I used md5 checksums to identify and ignore duplicate files, so if the same file contents appeared in more than one file, it was only counted once (as a tie-breaker, such files are assigned to the first build package it applies to in alphabetic order).

The code in makefiles and Red Hat Package Manager (RPM) specifications was not included. Various heuristics were used to detect automatically generated code, and any such code was also excluded from the count. A number of other heuristics were used to determine if a language was a source program file, and if so, what its language was.

Since different languages have different syntaxes, I could only measure the SLOC for the languages that my tool (sloccount) could detect and handle.

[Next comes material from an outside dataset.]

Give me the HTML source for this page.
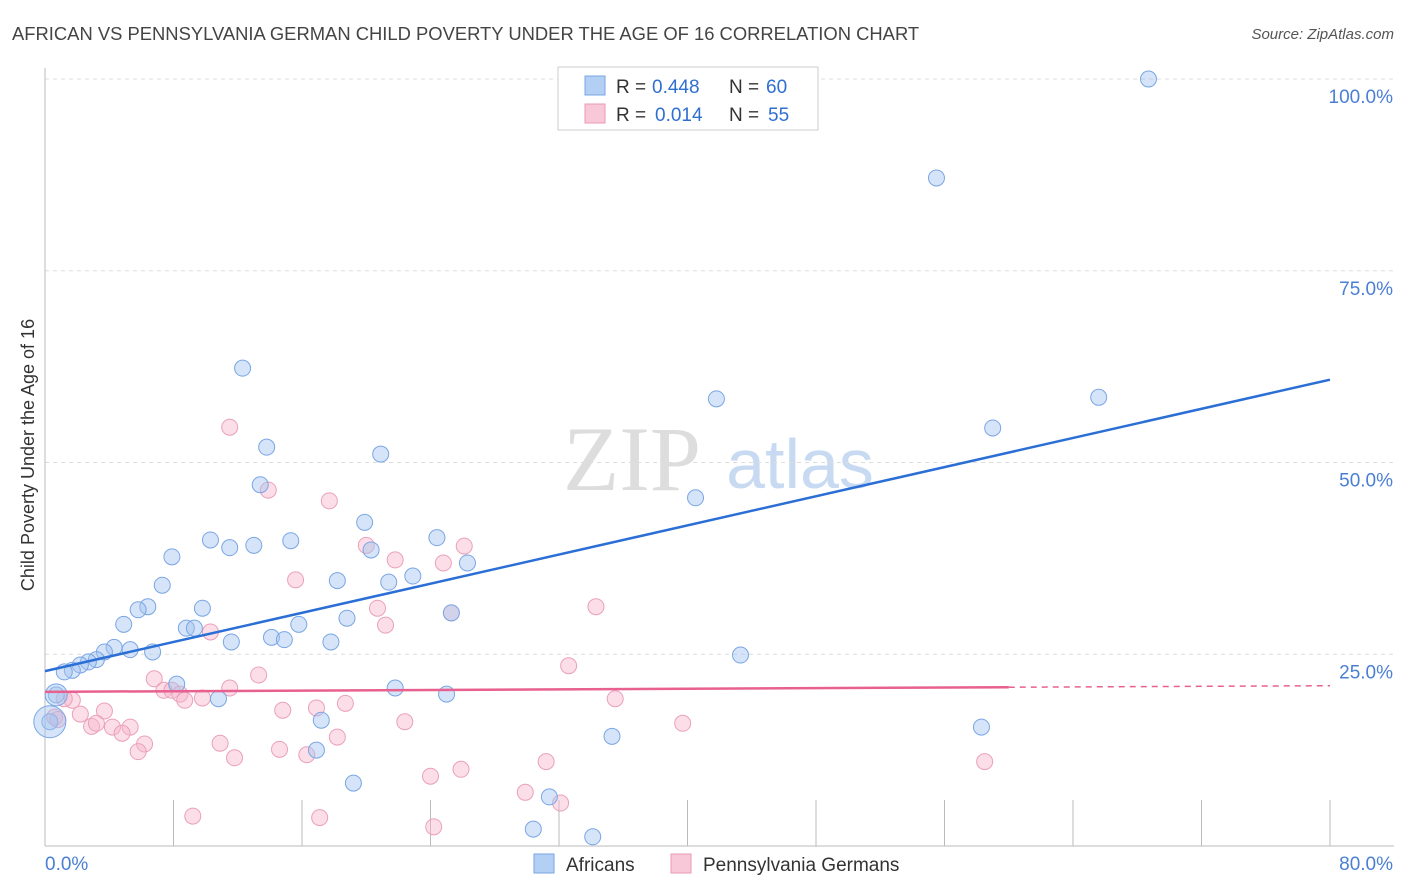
<!DOCTYPE html>
<html><head><meta charset="utf-8"><style>
body{margin:0;background:#fff;font-family:"Liberation Sans",sans-serif;}
svg{display:block}
</style></head><body>
<svg id="chart" width="1406" height="892" xmlns="http://www.w3.org/2000/svg">
<text x="12" y="40" font-size="18.4" fill="#444" font-family="Liberation Sans, sans-serif">AFRICAN VS PENNSYLVANIA GERMAN CHILD POVERTY UNDER THE AGE OF 16 CORRELATION CHART</text>
<text x="1394" y="39" font-size="15" fill="#555" text-anchor="end" font-style="italic">Source: ZipAtlas.com</text>
<g>
<text x="632" y="490" font-size="92" fill="#ddd" font-family="Liberation Serif, serif" text-anchor="middle">ZIP</text>
<text x="800" y="488" font-size="70" fill="#c8daf2" text-anchor="middle">atlas</text>
</g>
<g id="grid"></g>
<g id="axes"></g>
<g id="marks"></g>
<text transform="translate(34,455) rotate(-90)" font-size="18" fill="#333" text-anchor="middle">Child Poverty Under the Age of 16</text>
<g>
<rect x="558" y="67" width="260" height="63" fill="#fff" stroke="#ccc"/>
<rect x="585" y="76" width="20" height="19" fill="#b4cff4" stroke="#7aa6e4"/>
<text x="616" y="93" font-size="19" fill="#333">R =</text>
<text x="652" y="93" font-size="19" fill="#2f6fd0">0.448</text>
<text x="729" y="93" font-size="19" fill="#333">N =</text>
<text x="766" y="93" font-size="19" fill="#2f6fd0">60</text>
<rect x="585" y="104" width="20" height="19" fill="#f8c8d8" stroke="#e89ab4"/>
<text x="616" y="121" font-size="19" fill="#333">R =</text>
<text x="655" y="121" font-size="19" fill="#2f6fd0">0.014</text>
<text x="729" y="121" font-size="19" fill="#333">N =</text>
<text x="768" y="121" font-size="19" fill="#2f6fd0">55</text>
</g>
<g>
<rect x="534" y="854" width="20" height="19" fill="#b4cff4" stroke="#7aa6e4"/>
<text x="566" y="871" font-size="19" fill="#333">Africans</text>
<rect x="671" y="854" width="20" height="19" fill="#f8c8d8" stroke="#e89ab4"/>
<text x="703" y="871" font-size="19" fill="#333">Pennsylvania Germans</text>
</g>
</svg>
<script>
const yTicks=[25,50,75,100];
const xTickLabels=["0.0%","80.0%"];
const africanX=[68.7,55.5,12.3,41.8,65.6,59.0,13.8,20.9,13.4,40.5,19.9,10.3,11.5,13.0,15.3,24.4,7.9,20.3,26.3,7.3,22.9,18.2,21.4,6.4,5.8,9.8,25.3,18.8,15.8,4.9,8.8,9.3,14.1,14.9,11.6,17.8,4.3,3.7,5.3,6.7,43.3,3.2,2.7,2.2,1.7,1.2,8.2,21.8,25.0,10.8,0.7,17.2,58.3,35.3,16.9,19.2,31.4,30.4,34.1,0.3];
const africanY=[100,87.1,62.3,58.3,58.5,54.5,52.0,51.1,47.1,45.4,42.2,39.9,38.9,39.2,39.8,40.2,37.7,38.6,36.9,34.0,35.2,34.6,34.4,31.2,30.8,31.0,30.4,29.7,28.9,28.9,28.4,28.4,27.2,26.9,26.6,26.6,25.9,25.3,25.6,25.3,24.9,24.3,24.0,23.6,22.9,22.7,21.1,20.6,19.8,19.2,19.7,16.4,15.5,14.3,12.5,8.2,6.4,2.2,1.2,16.2];
const germanX=[11.5,13.9,17.7,20.0,26.1,21.8,24.8,15.6,20.7,34.3,25.3,21.2,10.3,32.6,13.3,6.8,7.4,7.9,8.4,8.7,9.8,11.5,18.7,16.9,14.8,35.5,1.7,1.2,2.2,3.7,2.9,3.2,5.3,4.2,22.4,39.7,0.6,4.8,18.2,6.2,10.9,14.6,16.3,5.8,11.8,31.2,25.9,24.0,58.5,29.9,32.1,9.2,17.1,24.2,0.8];
const germanY=[54.6,46.4,45.0,39.2,39.1,37.3,36.9,34.7,31.0,31.2,30.4,28.8,27.9,23.5,22.3,21.8,20.3,20.3,19.8,19.0,19.3,20.6,18.6,18.0,17.7,19.2,19.0,19.2,17.2,17.6,15.6,16.0,15.5,15.5,16.2,16.0,16.8,14.7,14.2,13.3,13.4,12.6,11.9,12.3,11.5,11.0,10.0,9.1,11.0,7.0,5.6,3.9,3.7,2.5,16.5];
const africanTrend=[22.8,60.8];
const germanTrend=[20.1,20.9];
const NS="http://www.w3.org/2000/svg";
const X=v=>45+v*16.0625, Y=v=>846-v*7.67;
function mk(p,t,a){const e=document.createElementNS(NS,t);for(const k in a)e.setAttribute(k,a[k]);p.appendChild(e);return e;}
const grid=document.getElementById('grid'),axes=document.getElementById('axes'),marks=document.getElementById('marks');
yTicks.forEach(t=>{
 const l=mk(grid,'line',{x1:45,x2:1394,y1:Y(t),y2:Y(t),stroke:'#ddd','stroke-dasharray':'4,4'});
 
 
 const tx=mk(grid,'text',{x:1393,y:Y(t)+24,'font-size':19,fill:'#4a7fd4','text-anchor':'end'});tx.textContent=t.toFixed(1)+'%';
 
 
});
mk(axes,'line',{x1:45,x2:45,y1:68,y2:846,stroke:'#bbb'});
mk(axes,'line',{x1:45,x2:1394,y1:846,y2:846,stroke:'#bbb'});
for(let i=1;i<=10;i++){const x=X(i*8);mk(axes,'line',{x1:x,x2:x,y1:800,y2:846,stroke:'#bbb'});}
const xl0=mk(axes,'text',{x:45,y:870,'font-size':19,fill:'#4a7fd4'});xl0.textContent=xTickLabels[0];


const xl1=mk(axes,'text',{x:1393,y:870,'font-size':19,fill:'#4a7fd4','text-anchor':'end'});xl1.textContent=xTickLabels[1];


germanX.forEach((x,i)=>{const c=mk(marks,'circle',{cx:X(x),cy:Y(germanY[i]),r:8,fill:'rgba(246,182,204,0.45)',stroke:'#eba0bb','stroke-width':1});
 
 });
africanX.forEach((x,i)=>{const c=mk(marks,'circle',{cx:X(x),cy:Y(africanY[i]),r:8,fill:'rgba(162,196,240,0.45)',stroke:'#7aa6e4','stroke-width':1});
 
 });
const big1=mk(marks,'circle',{cx:X(africanX[59]),cy:Y(africanY[59]),r:16,fill:'rgba(162,196,240,0.45)',stroke:'#7aa6e4','stroke-width':1});


const big2=mk(marks,'circle',{cx:X(africanX[50]),cy:Y(africanY[50]),r:11,fill:'rgba(162,196,240,0.45)',stroke:'#7aa6e4','stroke-width':1});


const bl=mk(marks,'line',{x1:X(0),y1:Y(africanTrend[0]),x2:X(80),y2:Y(africanTrend[1]),stroke:'#2b6fd6','stroke-width':2.5});


const gy=x=>germanTrend[0]+(germanTrend[1]-germanTrend[0])*x/80;
const pl=mk(marks,'line',{x1:X(0),y1:Y(gy(0)),x2:X(60),y2:Y(gy(60)),stroke:'#e8608f','stroke-width':2.5});


const pd=mk(marks,'line',{x1:X(60),y1:Y(gy(60)),x2:X(80),y2:Y(gy(80)),stroke:'#e8608f','stroke-width':1.5,'stroke-dasharray':'6,5'});


</script>
</body></html>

The languages sloccount could detect and handle are Ada, Assembly, awk, Bourne shell and variants, C, C++, C shell, Expect, Fortran, Java, lex/flex, LISP/Scheme, Makefile, Objective-C, Pascal, Perl, Python, sed, SQL, TCL, and Yacc/bison. Other languages are not counted; these include XUL (used in Mozilla), Javascript (also in Mozilla), PHP, and Objective Caml (an OO dialect of ML). Also code embedded in data is not counted (e.g., code embedded in HTML files). Some systems use their own built-in languages; in general code in these languages is not counted.